Boedi Oetomo vs Islam
Disalin dari buku Jejak Freemason & Zionis di Indonesia, yang ditulis oleh Herry Nurdi, diterbitkan oleh Cakrawala Publishing, 2005.
Hubungan antara pribumi, terutama kalangan keraton yang sangat renggang pada periode ini dengan Belanda, dimanfaatkan sebagai pintu masuk bagi anggota Vrijmetselarij (Ing : freemasonry, An). Terutama memanfaatkan Boedi Oetomo yang dijejali dengan doktrin Indonesia Baru yang mereka sampaikan.
Antara Vrijmetselarij dan Boedi Oetomo terjalin hubungan yang sangat kuat dan akrab. Ini kelak mempengaruhi sikap Boedi Oetomo, terutama dalam sikap keberagaman mereka. Misalnya saja brosur terbitan Boedi Oetomo yang bernama Djawa Hisworo, yang selalu menyerukan caci maki kepada Rasulullah dan ajaran Islam. Jika kini Boedi Oetomo malah dikenal sebagai pencetus nasionalisme, sejujurnya, Boedi Oetomo sangat menentang nasionalisme. Boedi Oetomo malah tidak menghendaki nasionalisme dan menghadirkan gerakan kejawen yang anti gerakan Islam sebagai gantinya.
Bahkan pernah tercatat pula, mayoritas Boedi Oetomo menolak usulan K.H. Ahmad Dahlan yang meminta agar diadakan pengajian keislaman dalam tubuh Boedi Oetomo. Padahal kala itu, K.H. Ahmad Dahlan juga salah satu anggota Boedi Oetomo yang terbilang senior. Tapi syukurnya, penolakan tersebut berbuah berkah. Karena dari penolakan tersebutlah K.H. Ahmad Dahlan memutuskan untuk menarik diri dari Boedi Oetomo dan pelan tapi pasti mulai merintis Muhammadiyah pada tahun 1912.

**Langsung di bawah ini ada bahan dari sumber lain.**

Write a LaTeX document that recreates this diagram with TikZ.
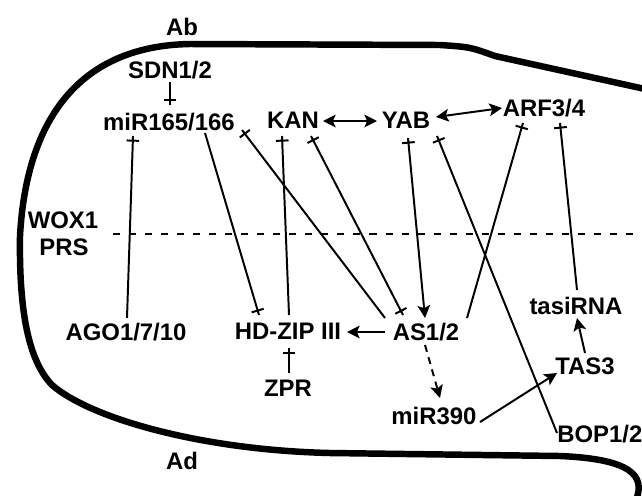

Tahun-tahun itu, terutama dengan motor Boedi Oetomo, memang muncul sentimen anti Islam dan menganggap Islam kontra atas perjuangan kebangsaan. Bahkan, pada kongresnya di tahun 1925, Boedi Oetomo mengukuhkan kebudayaan Jawa sebagai dasar pendidikan. Hal serupa juga terjadi dalam Jong Java yang menolak memasukkan pelajaran agama Islam sebagai salah satu kegiatan untuk anggota organisasi yang beragama Islam pada kongresnya tahun 1924. Padahal, unsur-unsur agama lain seperti Katolik, Protestan terlebih lagi theosofi telah dan diperbolehkan mengadakan kegiatan keagamaan di dalam Jong Java. Usulan tersebut diajukan oleh Sjamsuridjal, salah seorang anggota Jong Java.
Suara setuju dan tidak setuju dalam Jong Java tentang kegiatan keislaman dalam kongres tersebut sama banyak jumlahnya. Bahkan ketika diadakan pemungutan suara yang kedua, jumlah tetap sama banyak. Namun kelompok yang menolak Islam bersikukuh dengan alasan akan menimbulkan permusuhan saja dalam organisasi.
Akhirnya Sjamsuridjal mengendurkan suara. Haji Agus Salim yang hadir dalam kongres tersebut, di akhir acara menemui Sjamsuridjal dan kawan-kawan. H. Agus Salim memberikan semangat agar pemuda-pemuda Muslim tersebut tidak patah arang. Kelak pertemuan antara H. Agus Salim dan Sjamsuridjal yang berakhir di dalah satu perempatan jalan di Jogjakarta itu melahirkan gerakan besar lainnya, Jong Islamieten Bond atau Persatuan Pemuda Islam.
Sikap-sikap negatif pada Islam juga ditunjukkan oleh person-person anggota Boedi Oetomo, salah satunya adalah Dr. Soetomo yang kerap kali mengeluarkan pernyataan-pernyataan yang menghina Islam, seperti tidak perlu berhaji karena hanya akan membuang-buang uang saja. Kelak Soetomo keluar dari Boedi Oetomo dan mendirikan sendiri sebuah organisasi dengan nama Surabaya Studie Club. Di dalam Studie Club inilah ia pernah berdebat seru dengan anggota Sarekat Islam, tentang banyak hal. Mulai dari agama sampai sikap kebangsaan orang-orang Muslim.
Sikap-sikap seperti ini bukan semata-mata Boedi Oetomo membatasi diri dari sikap sektarian yang bersifat agama. Tapi sikap seperti ini terbentuk, besar kemungkinan karena persentuhan Boedi Oetomo dengan Vrijmetselarij yang memang memiliki doktrin anti agama, sekuler dengan selubung pluralisme dan theosofi.